Par trois mémoires en défense, enregistré les 6 septembre 2022, 8 novembre 2022 et 9 janvier 2023, la société anonyme (SA) Transfix, représentée par Me Pialoux, conclut au rejet de la requête de M. de B... et demande à la Cour de mettre à sa charge la somme de 3 000 euros au titre de l'article L. 761-1 du code de justice administrative.
Elle fait valoir que les moyens soulevés par M. B... ne sont pas fondés.
La requête a été communiquée au ministre du travail, du plein l'emploi et de l'insertion qui n'a pas produit de mémoire.
Un courrier du 22 mars 2023 adressé aux parties en application des dispositions de l'article R. 611-11-1 du code de justice administrative, les a informées de la période à laquelle il est envisagé d'appeler l'affaire à l'audience et a indiqué la date à partir de laquelle l'instruction pourra être close dans les conditions prévues par le dernier alinéa de l'article R. 613-1 et le dernier alinéa de l'article R. 613-2.
Une ordonnance portant clôture immédiate de l'instruction a été émise le 25 avril 2023.
Deux mémoires présentés pour M. B... ont été enregistrés les 17 mai et 3 juillet 2023, postérieurement à la clôture d'instruction.
Les parties ont été informées, en application des dispositions de l'article R. 611-7 du code de justice administrative, de ce que l'arrêt était susceptible d'être fondé sur un moyen relevé d'office tiré de ce que le moyen de légalité externe relatif à la méconnaissance du principe du contradictoire par l'inspecteur du travail est irrecevable dès lors que M. B... l'a invoqué dans un mémoire complémentaire enregistré le 12 octobre 2022 alors que dans sa requête enregistrée le 6 juillet 2022, il n'a développé que des moyens de légalité interne.
Des observations en réponse au moyen d'ordre public ont été produites le 6 juillet 2023 pour la SA Transfix, et communiquées le même jour.
Vu les autres pièces du dossier.
Vu :
- le code du travail ;
- le code de justice administrative.
Les parties ont été régulièrement averties du jour de l'audience.
Ont été entendus au cours de l'audience publique :
- le rapport de Mme Marchessaux,
- les conclusions de M. Guillaumont, rapporteur public ;
- et les observations de Me Goldmann, représentant M. B... et de Me Roberge, représentant la société Transfix.
Considérant ce qui suit :
1. M. B... a été embauché le 1er juin 1992 par la société Transfix, filiale du groupe Cahors spécialisé dans la conception et la fabrication des équipements pour les réseaux de distribution énergie et télécom, en qualité de responsable service achats puis a été nommé directeur des achats à compter de l'année 2000. A l'issue des élections du 9 avril 2019, il a été élu membre suppléant du comité social et économique (CSE) et le 11 avril 2019, il a été désigné par la CFE-CGC comme délégué syndical.

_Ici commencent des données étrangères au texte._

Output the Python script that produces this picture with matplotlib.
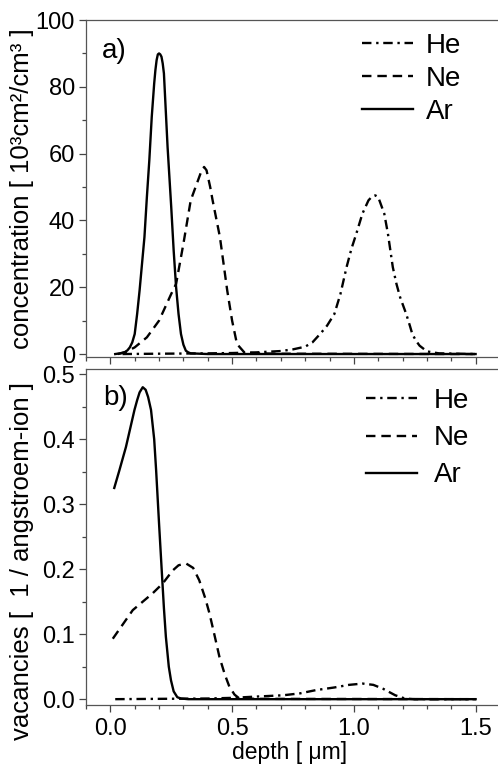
import matplotlib
matplotlib.use("Agg")
import matplotlib.pyplot as plt
from matplotlib.ticker import MultipleLocator, FormatStrFormatter

plt.rcParams['font.family'] = ['Liberation Sans', 'DejaVu Sans']

# a) concentration profiles
he_a_x = [0.05, 0.2, 0.4, 0.5, 0.6, 0.7, 0.75, 0.8, 0.83, 0.865, 0.89, 0.92, 0.945, 0.97,
          0.99, 1.01, 1.035, 1.06, 1.075, 1.088, 1.10, 1.11, 1.125, 1.14, 1.16, 1.175, 1.19,
          1.215, 1.23, 1.24, 1.255, 1.27, 1.30, 1.35, 1.5]
he_a_y = [0, 0.1, 0.2, 0.3, 0.5, 0.9, 1.4, 2.2, 3.5, 6.3, 8.5, 12, 18, 26,
          31.5, 36, 42, 46, 47.2, 47.5, 47, 45, 42, 36, 26, 21, 17,
          12, 8.5, 6, 4, 2.5, 0.8, 0.2, 0]
ne_a_x = [0.03, 0.06, 0.10, 0.15, 0.20, 0.25, 0.27, 0.30, 0.33, 0.36, 0.375, 0.385, 0.395,
          0.41, 0.42, 0.45, 0.48, 0.50, 0.52, 0.55, 0.60, 0.70, 1.5]
ne_a_y = [0, 0.5, 2, 5, 10, 18, 21, 33, 46, 52, 55, 56, 55,
          50, 46, 35, 19, 10, 3, 0.5, 0.2, 0.1, 0]
ar_a_x = [0.02, 0.04, 0.06, 0.07, 0.08, 0.09, 0.10, 0.11, 0.12, 0.13, 0.14, 0.15, 0.16,
          0.17, 0.18, 0.185, 0.19, 0.195, 0.20, 0.205, 0.21, 0.215, 0.22, 0.235, 0.245,
          0.25, 0.26, 0.27, 0.28, 0.29, 0.30, 0.31, 0.32, 0.33, 0.40, 1.50]
ar_a_y = [0, 0.2, 0.6, 1.1, 2, 3.5, 6, 12, 19, 27, 35, 47, 58,
          71, 81, 85, 88, 89.7, 90, 89.7, 89, 87, 84, 62, 50,
          44, 31, 20, 12, 6, 2.8, 1, 0.5, 0.2, 0, 0]

# b) vacancy profiles
he_b_x = [0.02, 0.2, 0.4, 0.5, 0.6, 0.71, 0.78, 0.845, 0.92, 0.98, 1.036, 1.08, 1.12, 1.15,
          1.17, 1.21, 1.25, 1.5]
he_b_y = [0, 0.0005, 0.001, 0.002, 0.004, 0.006, 0.009, 0.014, 0.018, 0.022, 0.024, 0.022,
          0.016, 0.010, 0.006, 0.001, 0, 0]
ne_b_x = [0.01, 0.092, 0.174, 0.215, 0.256, 0.28, 0.31, 0.34, 0.365, 0.39, 0.407, 0.428,
          0.448, 0.47, 0.489, 0.51, 0.53, 0.6, 1.5]
ne_b_y = [0.093, 0.137, 0.163, 0.178, 0.198, 0.206, 0.209, 0.202, 0.183, 0.155, 0.132, 0.098,
          0.065, 0.038, 0.019, 0.007, 0.001, 0.0005, 0]
ar_b_x = [0.016, 0.037, 0.064, 0.099, 0.11, 0.12, 0.133, 0.145, 0.155, 0.167, 0.18, 0.188,
          0.20, 0.211, 0.22, 0.228, 0.24, 0.249, 0.26, 0.275, 0.29, 0.32, 1.5]
ar_b_y = [0.325, 0.352, 0.388, 0.445, 0.460, 0.472, 0.48, 0.476, 0.465, 0.445, 0.40, 0.352,
          0.27, 0.198, 0.140, 0.096, 0.05, 0.029, 0.012, 0.003, 0.001, 0, 0]

LW = 1.7
DASH = (4, 2.5)
DASHDOT = (4, 2, 1, 2)

fig = plt.figure(figsize=(4.98, 7.64), dpi=100)
ax1 = fig.add_axes([0.1727, 0.5331, 0.841, 0.4407])
ax2 = fig.add_axes([0.1727, 0.0772, 0.841, 0.4398])


def style(ax):
    for s in ax.spines.values():
        s.set_color('#555555')
        s.set_linewidth(0.9)
    ax.spines['right'].set_visible(False)
    ax.tick_params(which='both', direction='out', colors='#444444', labelcolor='black',
                   top=False, right=False, labelsize=17)
    ax.tick_params(axis='y', pad=3)
    ax.tick_params(axis='x', pad=4)
    ax.tick_params(which='major', length=5, width=0.9)
    ax.tick_params(which='minor', length=3, width=0.9)
    ax.xaxis.set_major_locator(MultipleLocator(0.5))
    ax.xaxis.set_minor_locator(MultipleLocator(0.1))
    ax.set_xlim(-0.1, 1.62)


# top panel
ax1.plot(he_a_x, he_a_y, color='black', lw=LW, dashes=DASHDOT, label='He')
ax1.plot(ne_a_x, ne_a_y, color='black', lw=LW, dashes=DASH, label='Ne')
ax1.plot(ar_a_x, ar_a_y, color='black', lw=LW, label='Ar')
style(ax1)
ax1.set_ylim(-0.8, 100)
ax1.yaxis.set_major_locator(MultipleLocator(20))
ax1.yaxis.set_minor_locator(MultipleLocator(10))
ax1.tick_params(axis='x', labelbottom=False)
ax1.set_ylabel('concentration [ 10³cm²/cm³ ]', fontsize=18.5)
ax1.yaxis.set_label_coords(-0.125, 0.5)
ax1.text(0.038, 0.887, 'a)', transform=ax1.transAxes, fontsize=20)
ax1.legend(loc='upper left', bbox_to_anchor=(0.659, 0.961), frameon=False, fontsize=20,
           borderpad=0, borderaxespad=0, handlelength=1.85, handletextpad=0.45,
           labelspacing=0.25)

# bottom panel
ax2.plot(he_b_x, he_b_y, color='black', lw=LW, dashes=DASHDOT, label='He')
ax2.plot(ne_b_x, ne_b_y, color='black', lw=LW, dashes=DASH, label='Ne')
ax2.plot(ar_b_x, ar_b_y, color='black', lw=LW, label='Ar')
style(ax2)
ax2.set_ylim(-0.009, 0.508)
ax2.yaxis.set_major_locator(MultipleLocator(0.1))
ax2.yaxis.set_minor_locator(MultipleLocator(0.05))
ax2.yaxis.set_major_formatter(FormatStrFormatter('%.1f'))
ax2.xaxis.set_major_formatter(FormatStrFormatter('%.1f'))
ax2.set_ylabel('vacancies [  1 / angstroem-ion ]', fontsize=18.5)
ax2.yaxis.set_label_coords(-0.125, 0.43)
ax2.set_xlabel('depth [ μm]', fontsize=16.5)
ax2.xaxis.set_label_coords(0.487, -0.106)
ax2.text(0.04, 0.893, 'b)', transform=ax2.transAxes, fontsize=20)
ax2.legend(loc='upper left', bbox_to_anchor=(0.668, 0.943), frameon=False, fontsize=20,
           borderpad=0, borderaxespad=0, handlelength=1.85, handletextpad=0.6,
           labelspacing=0.4)

fig.savefig('out.png', dpi=100)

Le 18 mars 2020, la société Transfix a sollicité de l'inspecteur du travail l'autorisation de licencier pour motif économique M. B.... Par une décision du 19 août 2020, l'inspecteur du travail de l'unité de contrôle TPM Var Est a autorisé la société Transfix à le licencier pour motif économique. M. B... relève appel du jugement du 27 mai 2022 par lequel le tribunal administratif de Toulon a rejeté sa demande tendant à l'annulation de la décision du 19 août 2020 de l'inspecteur du travail autorisant son licenciement.
Sur l'irrecevabilité du moyen tiré de la violation du principe du contradictoire :
2. M. B..., qui n'a soulevé dans sa requête, enregistrée le 6 juillet 2022 au greffe de la Cour, que des moyens de légalité interne, invoque dans un mémoire complémentaire enregistré le 12 octobre 2022 un moyen de légalité externe tiré de ce que l'inspecteur du travail a méconnu le principe du contradictoire à l'encontre de la décision contestée. Ce moyen, fondé sur une cause juridique distincte de ceux invoqués dans sa requête constituent une demande nouvelle qui, présentée après l'expiration du délai d'appel est tardive et, par suite, irrecevable.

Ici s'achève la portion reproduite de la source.